Gezien de ernst van het incident acht deze afgevaardigde, lid van de Europese parlementaire ad-hocdelegatie voor de Sahara, het van belang dat dit soort incidenten nadrukkelijk wordt veroordeeld, evenals het gebrek aan parlementaire beleefdheid van de kant van de Marokkaanse regering jegens een delegatie van gekozen volksvertegenwoordigers, te weten een Europees afgevaardigde, een senator, twee parlementsleden van deelstaten, een gemeentelijk raadsadviseur, een burgemeester, twee gemeenteraadsleden en zeven journalisten die verslag wilden doen van het bezoek.
Dientengevolge, en gelet op artikel 21 van het EU-Verdrag inzake het Buitenlands en Veiligheidsbeleid van de EU, verwerpt deze afgevaardigde dergelijke grofheden en wil hij de Raad het volgende vragen: welke stappen is de Raad voornemens te nemen bij de Marokkaanse regering naar aanleiding van dit ernstige incident?
Antwoord
(19 december 2002)
1. De Raad neemt nota van het door het geachte parlementslid gemelde incident.
2. In het algemeen steunt de Raad de inspanningen van de VN om het conflict in de Westelijke Sahara op te lossen ten volle, hetzij in de hoofdzetel te New York, hetzij in het veld door middel van de Minurso. In dit verband moedigt hij alle contacten aan die kunnen bijdragen tot een klimaat van vertrouwen tussen de partijen, ook op menselijk gebied, teneinde te komen tot een duurzame oplossing met volledige eerbiediging van de mensenrechten.

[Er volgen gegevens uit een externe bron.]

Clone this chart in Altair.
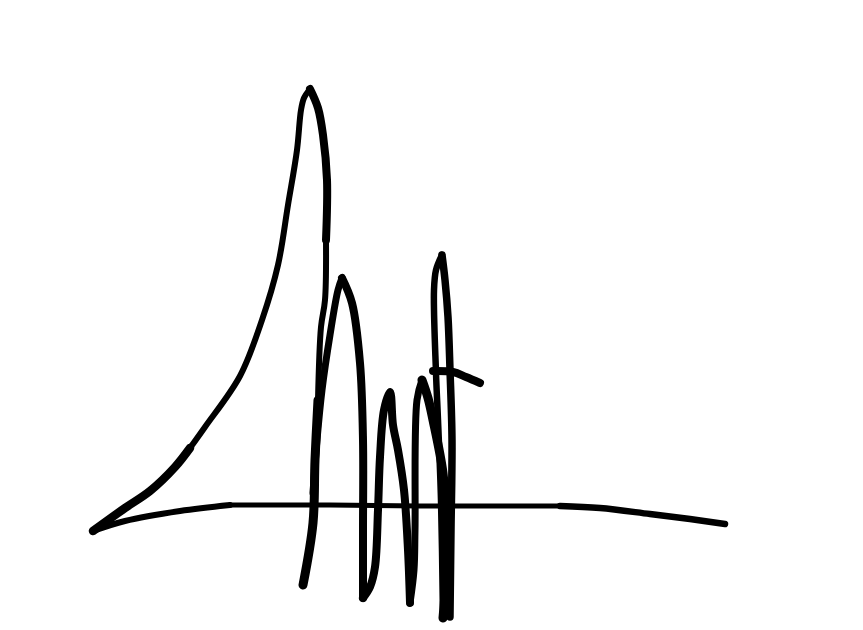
import altair as alt
import pandas as pd

# Hand-drawn strokes (x right, y down, in picture units)
base_r_x = [725, 690, 650, 600, 560]
base_r_y = [524, 519, 514, 508, 506]
base_m_x = [560, 520, 420, 330, 230]
base_m_y = [506, 506, 506, 505, 505]
base_l_x = [230, 180, 125, 93]
base_l_y = [505, 511, 521, 531]

left_low_x = [93, 125, 150, 175, 190]
left_low_y = [531, 508, 491, 467, 448]
left_up_x = [190, 205, 240, 262, 278, 288, 297, 301, 304, 310]
left_up_y = [448, 427, 376, 320, 265, 205, 150, 110, 98, 89]

peak_a_x = [310, 318, 323, 327, 326]
peak_a_y = [89, 108, 135, 180, 240]
peak_b_x = [326, 325, 321, 318]
peak_b_y = [240, 300, 327, 400]
peak_c_x = [318, 315, 313, 303]
peak_c_y = [400, 460, 523, 585]

hump2_up_x = [313, 317, 322, 330, 338, 342]
hump2_up_y = [493, 440, 390, 335, 290, 278]
hump2_dn_x = [342, 352, 360, 363, 363, 363]
hump2_dn_y = [278, 303, 363, 440, 530, 598]

hump3_x = [363, 370, 375, 378, 380, 384, 390, 393, 398, 404, 408, 410]
hump3_y = [598, 587, 567, 510, 457, 410, 392, 425, 450, 490, 550, 603]

hump4_a_x = [410, 414, 415, 417, 422]
hump4_a_y = [603, 570, 530, 400, 380]
hump4_b_x = [422, 428, 433, 443, 446, 447, 443]
hump4_b_y = [380, 398, 420, 473, 520, 560, 618]

hump5_a_x = [443, 441, 438, 436, 434, 436, 442]
hump5_a_y = [618, 500, 420, 373, 290, 270, 255]
hump5_b_x = [442, 445, 448, 450, 452, 451, 450]
hump5_b_y = [255, 280, 317, 370, 440, 530, 617]

bar_x = [433, 453, 466, 480]
bar_y = [371, 372, 377, 383]

strokes = [
    (base_r_x, base_r_y, 6.5),
    (base_m_x, base_m_y, 5),
    (base_l_x, base_l_y, 6),
    (left_low_x, left_low_y, 8.5),
    (left_up_x, left_up_y, 6),
    (peak_a_x, peak_a_y, 8),
    (peak_b_x, peak_b_y, 6),
    (peak_c_x, peak_c_y, 9),
    (hump2_up_x, hump2_up_y, 7),
    (hump2_dn_x, hump2_dn_y, 8),
    (hump3_x, hump3_y, 8),
    (hump4_a_x, hump4_a_y, 7),
    (hump4_b_x, hump4_b_y, 9),
    (hump5_a_x, hump5_a_y, 6.5),
    (hump5_b_x, hump5_b_y, 7.5),
    (bar_x, bar_y, 8),
]

layers = []
for xs, ys, w in strokes:
    df = pd.DataFrame({"x": xs, "y": ys, "i": range(len(xs))})
    layers.append(
        alt.Chart(df)
        .mark_line(color="black", strokeWidth=w, strokeCap="round", strokeJoin="round", interpolate="catmull-rom")
        .encode(
            x=alt.X("x:Q", scale=alt.Scale(domain=[8, 855], nice=False, zero=False), axis=None),
            y=alt.Y("y:Q", scale=alt.Scale(domain=[622, 8], nice=False, zero=False), axis=None),
            order="i:Q",
        )
    )

chart = (
    alt.layer(*layers)
    .properties(width=847, height=614, padding=0, background="white")
    .configure_view(stroke=None)
)
chart.save("out.html", embed_options={"renderer": "svg", "actions": False})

De Raad heeft Marokko onlangs verzocht ervoor te zorgen dat de civiele garanties en de mensenrechten in de Westelijke Sahara volledig geëerbiedigd worden en verder samen te werken met het ICRC om op te helderen waar de Saharaanse vermisten zich bevinden.
3. In dezelfde geest heeft de Raad het Polisario-front verzocht de 1260 Marokkaanse gevangenen die nog steeds in de kampen van Tindouf worden vastgehouden, vrij te laten en samen te werken met het ICRC om op te helderen waar de Marokkaanse vermisten zich bevinden. Bovendien heeft hij beide partijen opgeroepen om bij wijze van humanitaire maatregel en onder auspiciën van het UNHCR, de vluchtelingen, de gevangenen en hun familieleden die in de Westelijke Sahara verblijven, toe te staan ongehinderd brieven uit te wisselen en telefonisch contact te onderhouden en heeft hij hen verzocht familiebezoek tussen de personen die in de Westelijke Sahara verblijven en degenen die in de vluchtelingenkampen van Tindouf verblijven, te bevorderen.